Notre « ami » Richard Ferrand [ndlr: député du Finistère] a bénéficié d’une interview de 6 minutes 38 secondes dimanche dernier sur France 3, le soir, à une heure de grande écoute. Au demeurant excellent, il a cité Camus et ne peut donc, rien que pour ça, être foncièrement mauvais… Et pourtant c’est par là que je commencerai en écrivant qu’ici, comme pour nos compatriotes féminines de chez Gad à Lampaul-Guimiliau, son mentor a fait un mauvais choix soit du contexte chez Gad, soit ici des mots, et de ce fait a trahi Camus en ajoutant ainsi au malheur du monde.
La colonisation en Algérie n’a jamais été un crime contre l’humanité au sens propre de l’expression. Crime contre l’humanité : persécution de masse « commise sur ordre dans le cadre d’une attaque organisée ou systématique contre toute une population civile », selon la Cour pénale internationale. Il s’agit ici bien plutôt de crimes de guerre (ce qui n’est déjà pas si mal…).
Mais, n’en déplaise aux militants avinés ou abêtis – quelquefois les deux mon général – de telle section ou tel secteur de la FNACA, véritables nostalgiques organisés et assumés d’une guerre qui les a méprisés et écrasés quand ce n’est pas anéantis et qu’ils glorifient pour sans doute mieux la remercier, il y a bien eu « colonisation ».
Oui, l’État français a commis des exactions en Algérie. Oui, la colonisation a bien procédé à des confiscations massive de terres autochtones, à des discriminations dignes de l’apartheid. Oui, il est désormais notoire que l’ armée française a commis des actes qui relèvent des crimes de guerre : tortures, appelée la « gégène », répressions aveugles contre des populations civiles, mechtas incendiées et femmes violées…
L’État encore, qui décidément fait bien les choses, a tout fait pour évacuer ces crimes de notre mémoire officielle. Rien dans les archives de la Défense nationale (mais rappelez-moi donc qui en est encore pour quelques semaines à la tête de la grande muette ?). Effacée dans les mémoires des jeunes, cette sale guerre qui ne voulait pas dire son nom (on lui préférait l’expression « maintien de l’ordre »), mais pas dans les mémoires traumatisées de centaines de milliers d’appelés français ni dans celles de nos rapatriés.

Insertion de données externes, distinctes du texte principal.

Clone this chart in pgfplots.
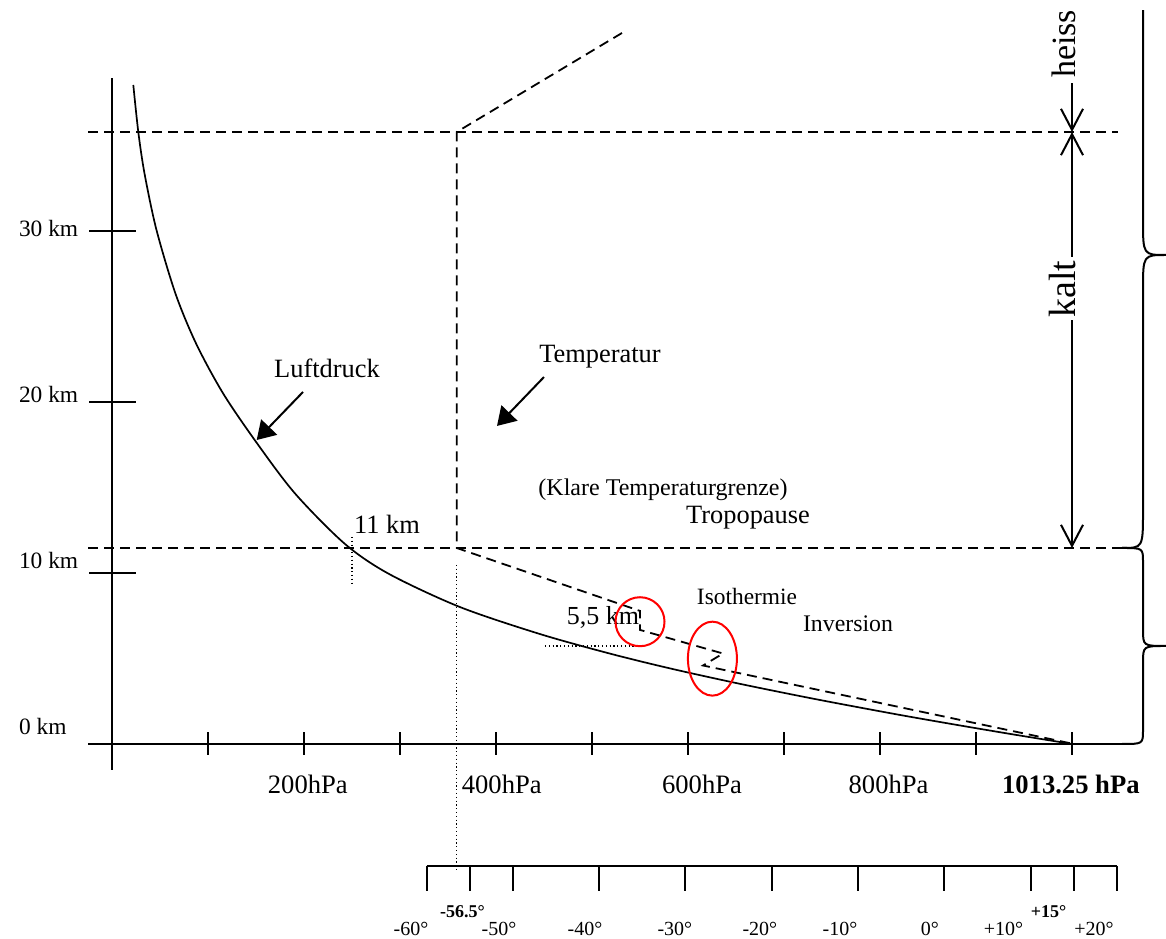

Pas étonnant que ces derniers temps, avec Fillon de Sablé notamment, se soit encore accentuée notre relation passionnelle et toxique à l’Histoire. D’un côté, ceux qui, comme frère Fillon de Solesme, voudraient revoir le récit national et imposer dans nos manuels scolaires le rôle positif de la colonisation. De l’autre, ceux qui ne ratent pas une occasion d’invoquer la mystique d’une repentance que réclame depuis plusieurs décennies l’État algérien, ce que vient de faire hâtivement et maladroitement frère Emmanuel.
Justesse face à l’Histoire, mais erreur face aux contingences du moment car, en faisant perdurer un mythe fondateur, celui d’un peuple uni autour du FLN, en maintenant un chiffre fantaisiste d’un million et demi de morts algériens (il y en eut de 300 000 à 400 000, ce qui est de toute façon de trop fussent des fellaghas c’est à dire des résistants), en passant sous silence ses propres exactions, le pouvoir corrompu actuellement en place essaye de garder vaille que vaille sa légitimité (car on peut être un fervent admirateur des fils de la Toussaint et dénoncer les pratiques innommables du régime actuel de l’inextinguible Bouteflika).
Comment sortir de cette instrumentalisation de l’Histoire qui ne fait qu’alimenter la guerre des mémoires et attiser, comme si besoin était par les temps qui courent, les haines internes ?
Sûrement pas à l’occasion d’une tournée préélectorale où la démagogie n’a d’égal qu’un racolage honteux. Peut-être en quittant les incantations abstraites et les condamnations précipitées pour faire la place à l’ évocation de faits précis ? C’est un peu ce que fit – et pourtant il ne fut pas lui non plus un parangon de vertu – Chirac à propos de la rafle du Vel d’Hiv à Paris en 1942 (épisode tragique où se distinguèrent éhontément les forces de l’ ordre françaises).